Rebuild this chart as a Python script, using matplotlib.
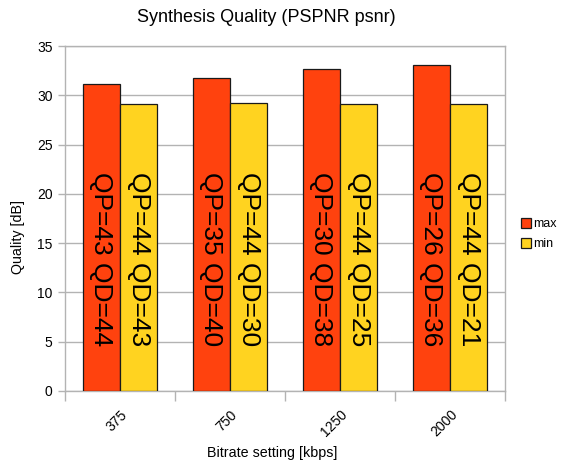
##########
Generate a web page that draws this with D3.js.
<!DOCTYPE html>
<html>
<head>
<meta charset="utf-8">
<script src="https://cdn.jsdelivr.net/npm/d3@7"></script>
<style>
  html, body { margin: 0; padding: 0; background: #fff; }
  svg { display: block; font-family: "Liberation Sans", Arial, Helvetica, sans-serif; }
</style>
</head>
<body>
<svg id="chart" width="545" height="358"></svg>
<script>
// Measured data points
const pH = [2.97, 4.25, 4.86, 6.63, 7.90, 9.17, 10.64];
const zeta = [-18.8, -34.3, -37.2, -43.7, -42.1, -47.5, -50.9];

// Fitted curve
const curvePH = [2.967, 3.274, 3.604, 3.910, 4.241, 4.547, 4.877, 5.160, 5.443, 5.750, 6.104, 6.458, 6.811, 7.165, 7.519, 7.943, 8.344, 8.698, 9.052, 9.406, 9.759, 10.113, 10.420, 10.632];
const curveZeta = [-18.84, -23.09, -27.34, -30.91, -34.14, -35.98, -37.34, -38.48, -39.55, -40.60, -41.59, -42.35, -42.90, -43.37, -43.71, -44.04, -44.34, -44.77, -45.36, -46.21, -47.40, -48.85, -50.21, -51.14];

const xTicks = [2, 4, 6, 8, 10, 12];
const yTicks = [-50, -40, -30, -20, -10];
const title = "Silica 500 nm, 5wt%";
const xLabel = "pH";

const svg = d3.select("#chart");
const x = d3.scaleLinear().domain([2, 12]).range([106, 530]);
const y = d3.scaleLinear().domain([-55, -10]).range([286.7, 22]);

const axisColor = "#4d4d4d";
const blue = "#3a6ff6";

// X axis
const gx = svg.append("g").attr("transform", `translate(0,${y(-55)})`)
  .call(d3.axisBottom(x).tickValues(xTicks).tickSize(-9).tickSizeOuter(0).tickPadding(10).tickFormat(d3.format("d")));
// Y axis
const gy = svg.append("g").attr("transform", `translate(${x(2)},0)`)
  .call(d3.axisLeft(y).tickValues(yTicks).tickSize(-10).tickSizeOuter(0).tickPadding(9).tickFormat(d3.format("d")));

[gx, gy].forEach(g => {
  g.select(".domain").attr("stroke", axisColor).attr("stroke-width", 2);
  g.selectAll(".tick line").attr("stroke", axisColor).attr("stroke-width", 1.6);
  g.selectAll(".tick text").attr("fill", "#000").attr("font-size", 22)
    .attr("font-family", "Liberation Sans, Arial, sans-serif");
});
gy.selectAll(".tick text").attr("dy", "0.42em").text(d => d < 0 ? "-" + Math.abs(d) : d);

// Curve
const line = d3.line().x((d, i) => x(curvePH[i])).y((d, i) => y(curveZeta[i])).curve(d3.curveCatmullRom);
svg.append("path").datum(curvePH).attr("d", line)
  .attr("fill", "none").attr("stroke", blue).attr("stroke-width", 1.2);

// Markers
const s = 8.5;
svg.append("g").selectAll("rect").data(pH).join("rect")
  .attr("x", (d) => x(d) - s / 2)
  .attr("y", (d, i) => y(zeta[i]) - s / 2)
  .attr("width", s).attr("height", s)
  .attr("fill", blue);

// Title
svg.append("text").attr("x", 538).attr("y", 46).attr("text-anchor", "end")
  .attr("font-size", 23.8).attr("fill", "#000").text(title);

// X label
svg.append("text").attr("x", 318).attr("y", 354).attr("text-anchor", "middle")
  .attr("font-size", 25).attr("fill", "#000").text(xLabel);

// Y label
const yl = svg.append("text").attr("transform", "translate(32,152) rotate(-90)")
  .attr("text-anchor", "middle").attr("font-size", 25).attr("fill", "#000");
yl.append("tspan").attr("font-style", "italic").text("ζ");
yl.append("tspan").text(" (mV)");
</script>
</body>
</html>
##########
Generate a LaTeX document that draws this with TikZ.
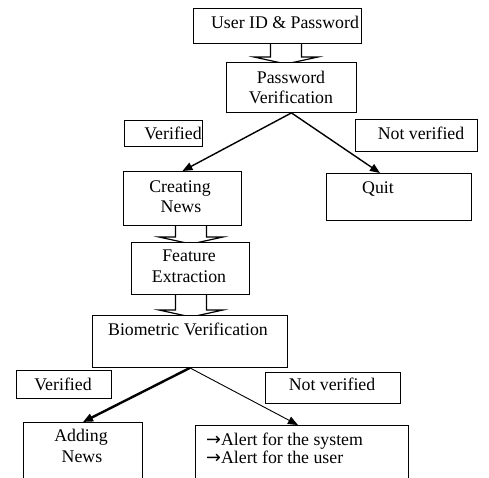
##########
◆ **WHAT THE EXERCISE ASKS**:
Count the lines in the records above that contain the word "this", and give only that number.

◆ **EXERCISE OUTPUT**:
3